### What needs to be done
Reproduce all the material exactly, minus any pictures it holds.

### Recorded information
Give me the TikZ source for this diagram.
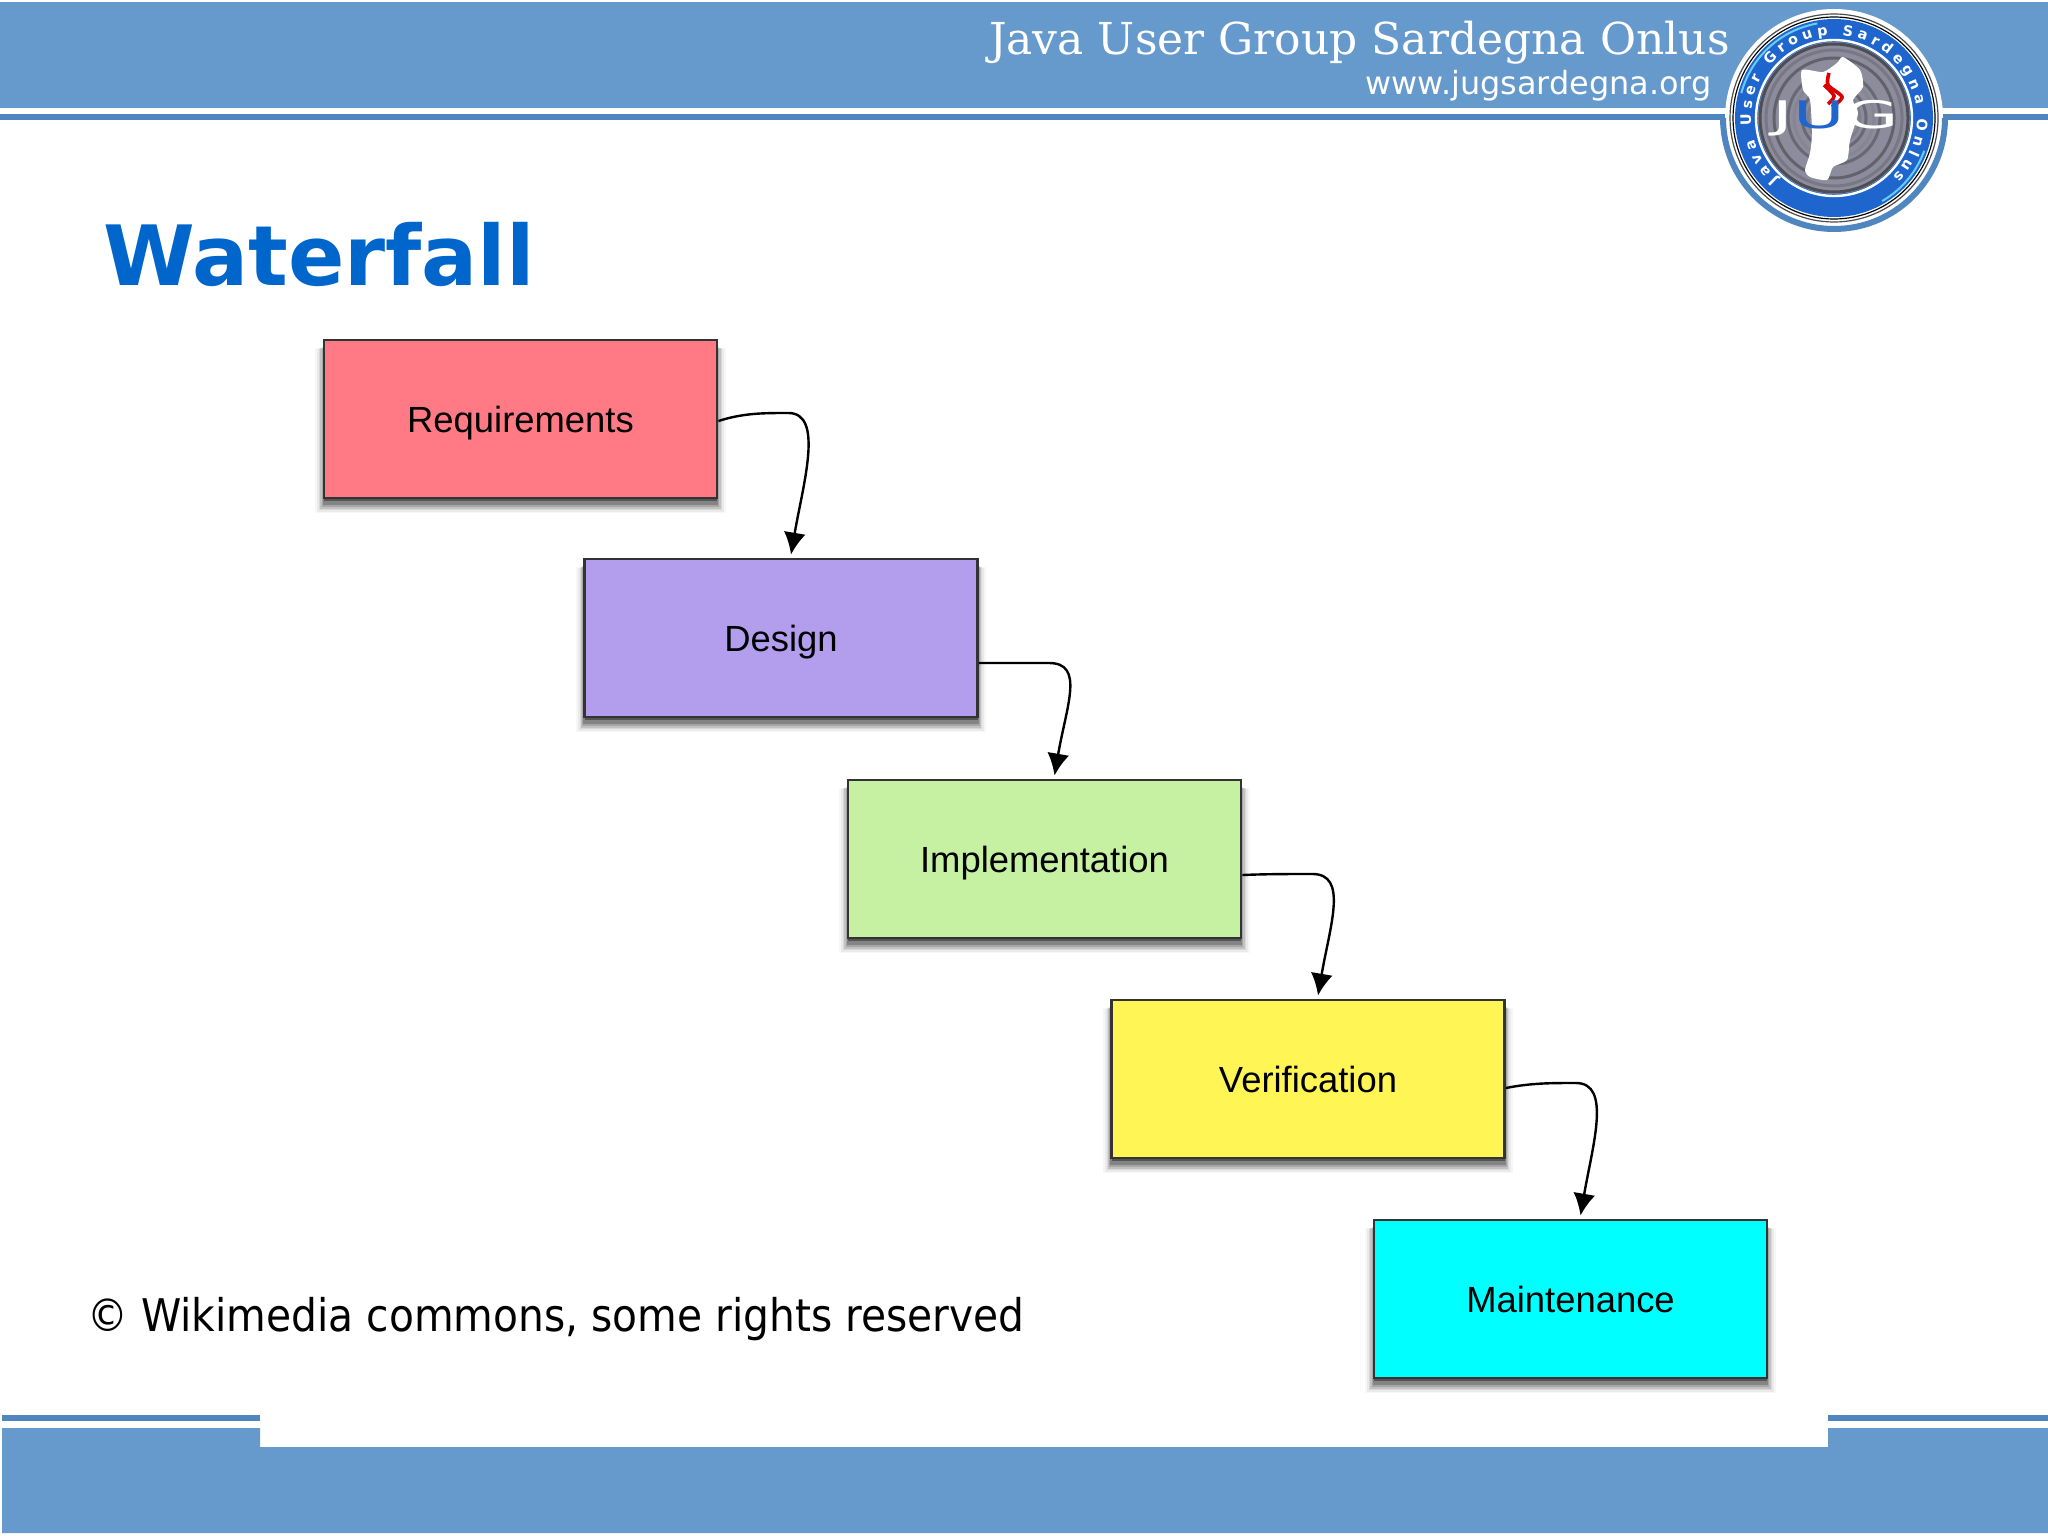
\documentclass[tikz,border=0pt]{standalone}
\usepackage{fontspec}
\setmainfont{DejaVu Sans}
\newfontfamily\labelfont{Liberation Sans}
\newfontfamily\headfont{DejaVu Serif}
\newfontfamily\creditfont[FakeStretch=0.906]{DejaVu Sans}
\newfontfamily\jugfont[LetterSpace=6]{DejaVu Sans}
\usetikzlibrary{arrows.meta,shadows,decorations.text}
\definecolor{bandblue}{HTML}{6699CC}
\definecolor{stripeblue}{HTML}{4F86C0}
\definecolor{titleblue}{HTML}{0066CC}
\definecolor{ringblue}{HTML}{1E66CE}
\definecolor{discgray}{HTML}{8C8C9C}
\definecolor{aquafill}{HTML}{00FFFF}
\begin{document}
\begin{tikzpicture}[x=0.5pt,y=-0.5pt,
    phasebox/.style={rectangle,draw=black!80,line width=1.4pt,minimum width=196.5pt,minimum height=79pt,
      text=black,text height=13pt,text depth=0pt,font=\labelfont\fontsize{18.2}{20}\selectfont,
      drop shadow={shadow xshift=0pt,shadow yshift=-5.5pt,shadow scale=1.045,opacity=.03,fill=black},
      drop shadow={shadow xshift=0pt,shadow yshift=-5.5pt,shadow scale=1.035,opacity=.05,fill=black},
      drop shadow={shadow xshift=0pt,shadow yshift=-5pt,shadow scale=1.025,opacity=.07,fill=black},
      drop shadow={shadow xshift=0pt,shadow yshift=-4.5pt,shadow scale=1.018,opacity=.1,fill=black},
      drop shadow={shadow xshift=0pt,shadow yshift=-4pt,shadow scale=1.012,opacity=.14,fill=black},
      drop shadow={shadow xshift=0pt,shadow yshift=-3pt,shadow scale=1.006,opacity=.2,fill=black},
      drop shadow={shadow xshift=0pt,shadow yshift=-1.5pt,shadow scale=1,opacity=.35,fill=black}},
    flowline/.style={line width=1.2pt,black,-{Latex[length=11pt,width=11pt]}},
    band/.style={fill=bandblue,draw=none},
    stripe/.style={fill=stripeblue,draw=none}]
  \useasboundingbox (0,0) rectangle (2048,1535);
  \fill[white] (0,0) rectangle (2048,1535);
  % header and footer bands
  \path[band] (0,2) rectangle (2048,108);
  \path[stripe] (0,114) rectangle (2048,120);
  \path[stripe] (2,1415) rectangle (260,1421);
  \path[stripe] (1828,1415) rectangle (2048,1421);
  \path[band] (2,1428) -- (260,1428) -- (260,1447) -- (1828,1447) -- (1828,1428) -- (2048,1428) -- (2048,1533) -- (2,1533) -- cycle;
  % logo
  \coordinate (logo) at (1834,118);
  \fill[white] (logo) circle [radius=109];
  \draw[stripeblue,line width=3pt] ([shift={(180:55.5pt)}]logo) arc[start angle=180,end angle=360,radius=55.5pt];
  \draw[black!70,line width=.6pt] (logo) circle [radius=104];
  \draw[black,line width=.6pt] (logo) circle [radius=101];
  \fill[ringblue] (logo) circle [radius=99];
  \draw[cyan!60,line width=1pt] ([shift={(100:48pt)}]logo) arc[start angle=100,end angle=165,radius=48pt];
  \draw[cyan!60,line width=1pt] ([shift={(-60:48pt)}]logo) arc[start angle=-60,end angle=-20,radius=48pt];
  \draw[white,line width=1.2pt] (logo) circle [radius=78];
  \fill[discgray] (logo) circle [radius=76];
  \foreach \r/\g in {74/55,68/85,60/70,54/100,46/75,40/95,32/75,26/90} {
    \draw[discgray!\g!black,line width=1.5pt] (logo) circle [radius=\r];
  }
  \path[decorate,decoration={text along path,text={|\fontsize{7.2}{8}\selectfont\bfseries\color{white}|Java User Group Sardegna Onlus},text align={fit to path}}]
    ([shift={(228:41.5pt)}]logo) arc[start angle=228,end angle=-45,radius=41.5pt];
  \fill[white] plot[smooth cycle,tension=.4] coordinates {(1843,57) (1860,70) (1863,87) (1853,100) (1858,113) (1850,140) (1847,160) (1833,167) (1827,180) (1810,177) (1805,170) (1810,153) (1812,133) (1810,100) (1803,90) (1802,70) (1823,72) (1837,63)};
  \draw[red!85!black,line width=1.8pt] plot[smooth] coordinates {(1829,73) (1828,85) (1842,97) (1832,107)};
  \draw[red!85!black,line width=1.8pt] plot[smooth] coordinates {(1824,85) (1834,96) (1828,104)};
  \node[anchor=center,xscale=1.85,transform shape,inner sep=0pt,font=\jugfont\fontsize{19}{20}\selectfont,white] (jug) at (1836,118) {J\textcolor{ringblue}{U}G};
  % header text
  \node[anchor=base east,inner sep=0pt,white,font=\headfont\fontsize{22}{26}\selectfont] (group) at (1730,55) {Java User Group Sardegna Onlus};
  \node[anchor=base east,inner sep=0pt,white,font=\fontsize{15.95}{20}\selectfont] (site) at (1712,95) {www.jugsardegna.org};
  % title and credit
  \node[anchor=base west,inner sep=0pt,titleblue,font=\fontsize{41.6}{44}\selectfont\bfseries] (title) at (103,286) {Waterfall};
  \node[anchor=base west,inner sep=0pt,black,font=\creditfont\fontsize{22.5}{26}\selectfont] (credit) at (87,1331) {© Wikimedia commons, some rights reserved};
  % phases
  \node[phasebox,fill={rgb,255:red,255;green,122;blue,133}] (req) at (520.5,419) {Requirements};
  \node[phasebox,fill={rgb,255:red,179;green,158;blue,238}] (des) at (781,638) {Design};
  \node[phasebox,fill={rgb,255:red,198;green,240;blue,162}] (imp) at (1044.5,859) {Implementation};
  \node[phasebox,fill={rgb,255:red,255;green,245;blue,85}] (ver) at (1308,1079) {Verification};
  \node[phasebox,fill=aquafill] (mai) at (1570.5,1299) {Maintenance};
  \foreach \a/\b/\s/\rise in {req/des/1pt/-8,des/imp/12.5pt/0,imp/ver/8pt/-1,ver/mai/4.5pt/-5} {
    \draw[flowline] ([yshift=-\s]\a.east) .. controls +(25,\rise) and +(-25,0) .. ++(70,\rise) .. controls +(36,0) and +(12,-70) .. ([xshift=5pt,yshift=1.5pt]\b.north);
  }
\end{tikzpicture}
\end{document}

### Solution to this problem
Give me the TikZ source for this diagram.
\documentclass[tikz,border=0pt]{standalone}
\usepackage{fontspec}
\setmainfont{DejaVu Sans}
\newfontfamily\labelfont{Liberation Sans}
\newfontfamily\headfont{DejaVu Serif}
\newfontfamily\creditfont[FakeStretch=0.906]{DejaVu Sans}
\newfontfamily\jugfont[LetterSpace=6]{DejaVu Sans}
\usetikzlibrary{arrows.meta,shadows,decorations.text}
\definecolor{bandblue}{HTML}{6699CC}
\definecolor{stripeblue}{HTML}{4F86C0}
\definecolor{titleblue}{HTML}{0066CC}
\definecolor{ringblue}{HTML}{1E66CE}
\definecolor{discgray}{HTML}{8C8C9C}
\definecolor{aquafill}{HTML}{00FFFF}
\begin{document}
\begin{tikzpicture}[x=0.5pt,y=-0.5pt,
    phasebox/.style={rectangle,draw=black!80,line width=1.4pt,minimum width=196.5pt,minimum height=79pt,
      text=black,text height=13pt,text depth=0pt,font=\labelfont\fontsize{18.2}{20}\selectfont,
      drop shadow={shadow xshift=0pt,shadow yshift=-5.5pt,shadow scale=1.045,opacity=.03,fill=black},
      drop shadow={shadow xshift=0pt,shadow yshift=-5.5pt,shadow scale=1.035,opacity=.05,fill=black},
      drop shadow={shadow xshift=0pt,shadow yshift=-5pt,shadow scale=1.025,opacity=.07,fill=black},
      drop shadow={shadow xshift=0pt,shadow yshift=-4.5pt,shadow scale=1.018,opacity=.1,fill=black},
      drop shadow={shadow xshift=0pt,shadow yshift=-4pt,shadow scale=1.012,opacity=.14,fill=black},
      drop shadow={shadow xshift=0pt,shadow yshift=-3pt,shadow scale=1.006,opacity=.2,fill=black},
      drop shadow={shadow xshift=0pt,shadow yshift=-1.5pt,shadow scale=1,opacity=.35,fill=black}},
    flowline/.style={line width=1.2pt,black,-{Latex[length=11pt,width=11pt]}},
    band/.style={fill=bandblue,draw=none},
    stripe/.style={fill=stripeblue,draw=none}]
  \useasboundingbox (0,0) rectangle (2048,1535);
  \fill[white] (0,0) rectangle (2048,1535);
  % header and footer bands
  \path[band] (0,2) rectangle (2048,108);
  \path[stripe] (0,114) rectangle (2048,120);
  \path[stripe] (2,1415) rectangle (260,1421);
  \path[stripe] (1828,1415) rectangle (2048,1421);
  \path[band] (2,1428) -- (260,1428) -- (260,1447) -- (1828,1447) -- (1828,1428) -- (2048,1428) -- (2048,1533) -- (2,1533) -- cycle;
  % logo
  \coordinate (logo) at (1834,118);
  \fill[white] (logo) circle [radius=109];
  \draw[stripeblue,line width=3pt] ([shift={(180:55.5pt)}]logo) arc[start angle=180,end angle=360,radius=55.5pt];
  \draw[black!70,line width=.6pt] (logo) circle [radius=104];
  \draw[black,line width=.6pt] (logo) circle [radius=101];
  \fill[ringblue] (logo) circle [radius=99];
  \draw[cyan!60,line width=1pt] ([shift={(100:48pt)}]logo) arc[start angle=100,end angle=165,radius=48pt];
  \draw[cyan!60,line width=1pt] ([shift={(-60:48pt)}]logo) arc[start angle=-60,end angle=-20,radius=48pt];
  \draw[white,line width=1.2pt] (logo) circle [radius=78];
  \fill[discgray] (logo) circle [radius=76];
  \foreach \r/\g in {74/55,68/85,60/70,54/100,46/75,40/95,32/75,26/90} {
    \draw[discgray!\g!black,line width=1.5pt] (logo) circle [radius=\r];
  }
  \path[decorate,decoration={text along path,text={|\fontsize{7.2}{8}\selectfont\bfseries\color{white}|Java User Group Sardegna Onlus},text align={fit to path}}]
    ([shift={(228:41.5pt)}]logo) arc[start angle=228,end angle=-45,radius=41.5pt];
  \fill[white] plot[smooth cycle,tension=.4] coordinates {(1843,57) (1860,70) (1863,87) (1853,100) (1858,113) (1850,140) (1847,160) (1833,167) (1827,180) (1810,177) (1805,170) (1810,153) (1812,133) (1810,100) (1803,90) (1802,70) (1823,72) (1837,63)};
  \draw[red!85!black,line width=1.8pt] plot[smooth] coordinates {(1829,73) (1828,85) (1842,97) (1832,107)};
  \draw[red!85!black,line width=1.8pt] plot[smooth] coordinates {(1824,85) (1834,96) (1828,104)};
  \node[anchor=center,xscale=1.85,transform shape,inner sep=0pt,font=\jugfont\fontsize{19}{20}\selectfont,white] (jug) at (1836,118) {J\textcolor{ringblue}{U}G};
  % header text
  \node[anchor=base east,inner sep=0pt,white,font=\headfont\fontsize{22}{26}\selectfont] (group) at (1730,55) {Java User Group Sardegna Onlus};
  \node[anchor=base east,inner sep=0pt,white,font=\fontsize{15.95}{20}\selectfont] (site) at (1712,95) {www.jugsardegna.org};
  % title and credit
  \node[anchor=base west,inner sep=0pt,titleblue,font=\fontsize{41.6}{44}\selectfont\bfseries] (title) at (103,286) {Waterfall};
  \node[anchor=base west,inner sep=0pt,black,font=\creditfont\fontsize{22.5}{26}\selectfont] (credit) at (87,1331) {© Wikimedia commons, some rights reserved};
  % phases
  \node[phasebox,fill={rgb,255:red,255;green,122;blue,133}] (req) at (520.5,419) {Requirements};
  \node[phasebox,fill={rgb,255:red,179;green,158;blue,238}] (des) at (781,638) {Design};
  \node[phasebox,fill={rgb,255:red,198;green,240;blue,162}] (imp) at (1044.5,859) {Implementation};
  \node[phasebox,fill={rgb,255:red,255;green,245;blue,85}] (ver) at (1308,1079) {Verification};
  \node[phasebox,fill=aquafill] (mai) at (1570.5,1299) {Maintenance};
  \foreach \a/\b/\s/\rise in {req/des/1pt/-8,des/imp/12.5pt/0,imp/ver/8pt/-1,ver/mai/4.5pt/-5} {
    \draw[flowline] ([yshift=-\s]\a.east) .. controls +(25,\rise) and +(-25,0) .. ++(70,\rise) .. controls +(36,0) and +(12,-70) .. ([xshift=5pt,yshift=1.5pt]\b.north);
  }
\end{tikzpicture}
\end{document}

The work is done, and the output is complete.